Sometimes it is claimed that non-differential bias—that is, bias that affects everyone equally, will only diminish the size of associations or differences. It follows that if a study finds an effect, the removal of any non-differential bias would only increase the effect. Theoretical studies and simulations have supported this idea but in practice the situation is usually more complex. Even a small amount of differential bias can exaggerate the size of an effect and where there are more than two factors at play, bias in one can affect the apparent relation between two others. It is therefore very difficult to sure be that a result in an observational study is not due to some bias.
Even with the security of a randomised trial methodology in place an overall selection bias may exist because of excessively stringent inclusion/exclusion criteria. Thus, a trial result may be perfectly valid within itself but if the design is not pragmatic the result may lack generalisability, as a significant proportion of “real world patients” may fall outside the trial entry criteria. A quest for purity, with overemphasis of trial population homogeneity, may ultimately be counterproductive.

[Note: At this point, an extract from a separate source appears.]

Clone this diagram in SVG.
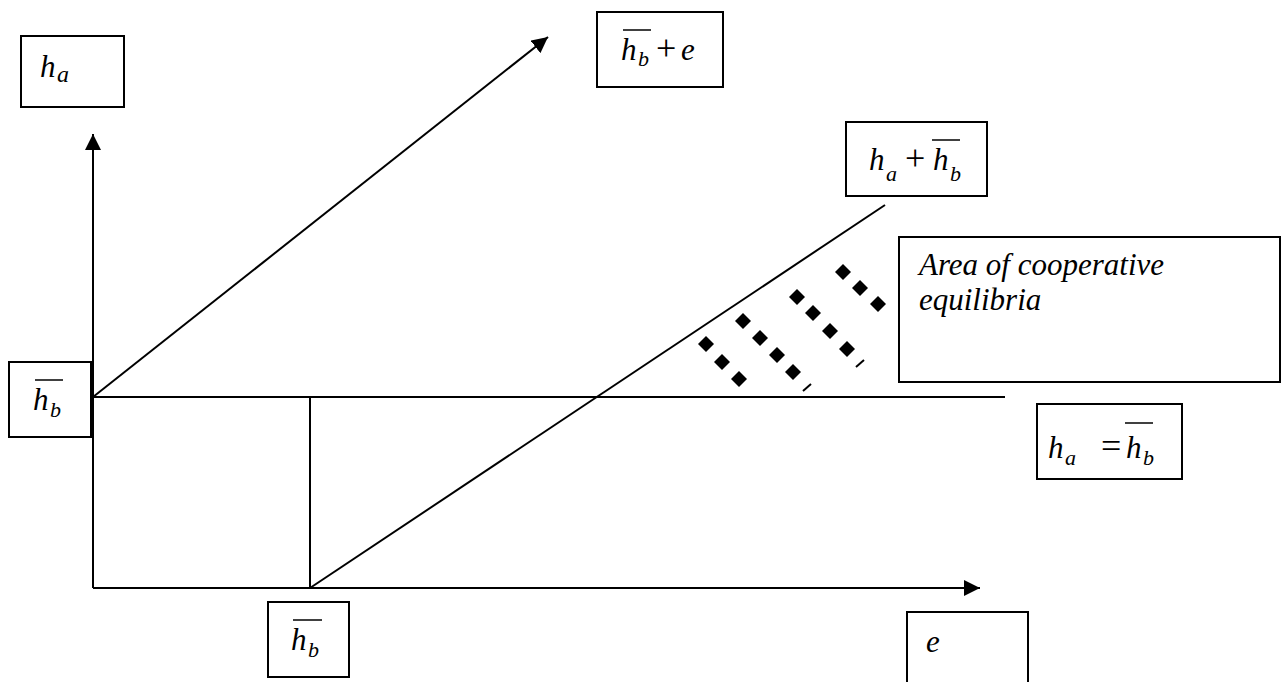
<svg xmlns="http://www.w3.org/2000/svg" xmlns:xlink="http://www.w3.org/1999/xlink" width="1285" height="682" viewBox="0 0 1285 682">
<style>
.box{fill:#fff;stroke:#000;stroke-width:2}
.ln{stroke:#000;stroke-width:2;fill:none}
text{font-family:'Liberation Serif','Times New Roman',serif;font-style:italic;font-size:31px;fill:#000}
.s{font-size:22px}
.n{font-style:normal;font-size:36px}
.ov{stroke:#000;stroke-width:1.5}
</style>
<defs>
<marker id="arr" viewBox="0 0 10 10" refX="10" refY="5" markerWidth="16" markerHeight="16" markerUnits="userSpaceOnUse" orient="auto">
<path d="M0,0 L10,5 L0,10 z" fill="#000"/>
</marker>
<path id="dm" d="M0,-8 L8,0 L0,8 L-8,0 z" fill="#000"/>
</defs>
<rect width="1285" height="682" fill="#fff"/>
<g id="connectors">
<line class="ln" x1="93" y1="588" x2="93" y2="134" marker-end="url(#arr)"/>
<line class="ln" x1="93" y1="588" x2="980" y2="588" marker-end="url(#arr)"/>
<line class="ln" x1="93" y1="397" x2="548" y2="37" marker-end="url(#arr)"/>
<line class="ln" x1="93" y1="397" x2="1005" y2="397"/>
<line class="ln" x1="310" y1="397" x2="310" y2="588"/>
<line class="ln" x1="310" y1="588" x2="885" y2="205"/>
</g>
<g id="dots">
<use xlink:href="#dm" x="706" y="344"/><use xlink:href="#dm" x="722" y="362"/><use xlink:href="#dm" x="739" y="379"/>
<use xlink:href="#dm" x="743" y="321"/><use xlink:href="#dm" x="760" y="338"/><use xlink:href="#dm" x="777" y="355"/><use xlink:href="#dm" x="793" y="372"/>
<line class="ln" x1="803" y1="391" x2="811" y2="384" stroke-width="3"/>
<use xlink:href="#dm" x="797" y="297"/><use xlink:href="#dm" x="813" y="313"/><use xlink:href="#dm" x="830" y="331"/><use xlink:href="#dm" x="847" y="349"/>
<line class="ln" x1="856" y1="367" x2="864" y2="360" stroke-width="3"/>
<use xlink:href="#dm" x="843" y="272"/><use xlink:href="#dm" x="860" y="288"/><use xlink:href="#dm" x="878" y="304"/>
</g>
<g id="node-ha">
<rect class="box" x="21" y="36" width="103" height="71"/>
<text x="40" y="77">h<tspan class="s" x="57" dy="5" style="font-size:24px">a</tspan></text>
</g>
<g id="node-hb-e">
<rect class="box" x="597" y="12" width="126" height="75"/>
<line class="ov" x1="623" y1="30" x2="651" y2="30"/>
<text x="621" y="60">h<tspan class="s" x="638" dy="6">b</tspan><tspan class="n" x="656" dy="-6">+</tspan><tspan x="681">e</tspan></text>
</g>
<g id="node-ha-plus-hb">
<rect class="box" x="846" y="122" width="141" height="74"/>
<line class="ov" x1="932" y1="140" x2="960" y2="140"/>
<text x="869" y="170">h<tspan class="s" x="886" dy="11">a</tspan><tspan class="n" x="905" dy="-11">+</tspan><tspan x="933">h</tspan><tspan class="s" x="950" dy="11">b</tspan></text>
</g>
<g id="node-area">
<rect class="box" x="899" y="237" width="381" height="145"/>
<text x="919" y="275">Area of cooperative</text>
<text x="919" y="310">equilibria</text>
</g>
<g id="node-hb-left">
<rect class="box" x="9" y="362" width="82" height="75"/>
<line class="ov" x1="35" y1="380" x2="63" y2="380"/>
<text x="33" y="410">h<tspan class="s" x="50" dy="7">b</tspan></text>
</g>
<g id="node-ha-eq-hb">
<rect class="box" x="1037" y="404" width="145" height="75"/>
<line class="ov" x1="1125" y1="423" x2="1153" y2="423"/>
<text x="1048" y="458">h<tspan class="s" x="1065" dy="7">a</tspan><tspan class="n" x="1101" dy="-7">=</tspan><tspan x="1126">h</tspan><tspan class="s" x="1143" dy="7">b</tspan></text>
</g>
<g id="node-hb-bottom">
<rect class="box" x="268" y="602" width="81" height="75"/>
<line class="ov" x1="293" y1="620" x2="322" y2="620"/>
<text x="291" y="650">h<tspan class="s" x="308" dy="7">b</tspan></text>
</g>
<g id="node-e">
<rect class="box" x="907" y="612" width="121" height="80"/>
<text x="926" y="652">e</text>
</g>
</svg>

Given the potential for misleading results due to bias in epidemiological studies it is almost surprising that observational studies make any contribution to medical research. Indeed, it is true that no epidemiological study should be treated as convincing evidence in isolation. It is only when a number of epidemiological studies using different methodologies in different populations agree on some finding that one should be persuaded of its truth. Despite this reservation some epidemiological studies are better than others and one of the main features that must be assessed in a critical appraisal of the evidence is the way that the study attempts to minimise bias or quantify its potential impact.

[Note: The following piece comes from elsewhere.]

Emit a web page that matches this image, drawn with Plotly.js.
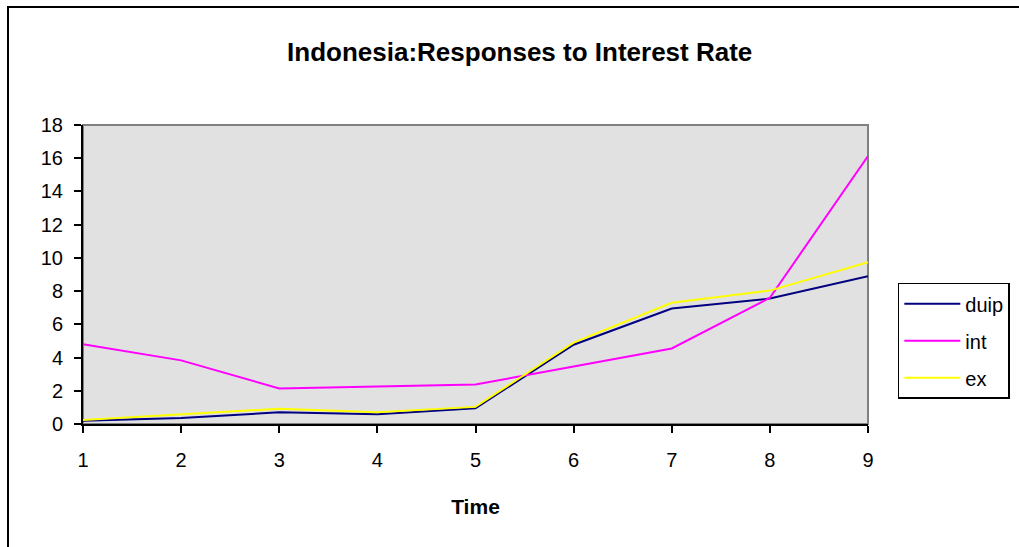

Pennefather et al conclude their article by reiterating that the difference between the prevalence of ocular abnormalities in the cooperative subjects was not significantly different from that in the whole cohort. This appears to contradict the (valid) tests presented in their Table 1 (p 644), which show that significant differences do exist between the three groups. The main point, however, is that when dealing with bias it is more relevant to emphasise the importance of the overall impact resulting from the bias, rather than focusing on statistically significant subgroup differences. Thus, the primary question has been appropriately addressed—that is, whether the difference between the easily measured 11.3% ocular abnormalities and the true value for this cohort of 13.4% is of practical importance.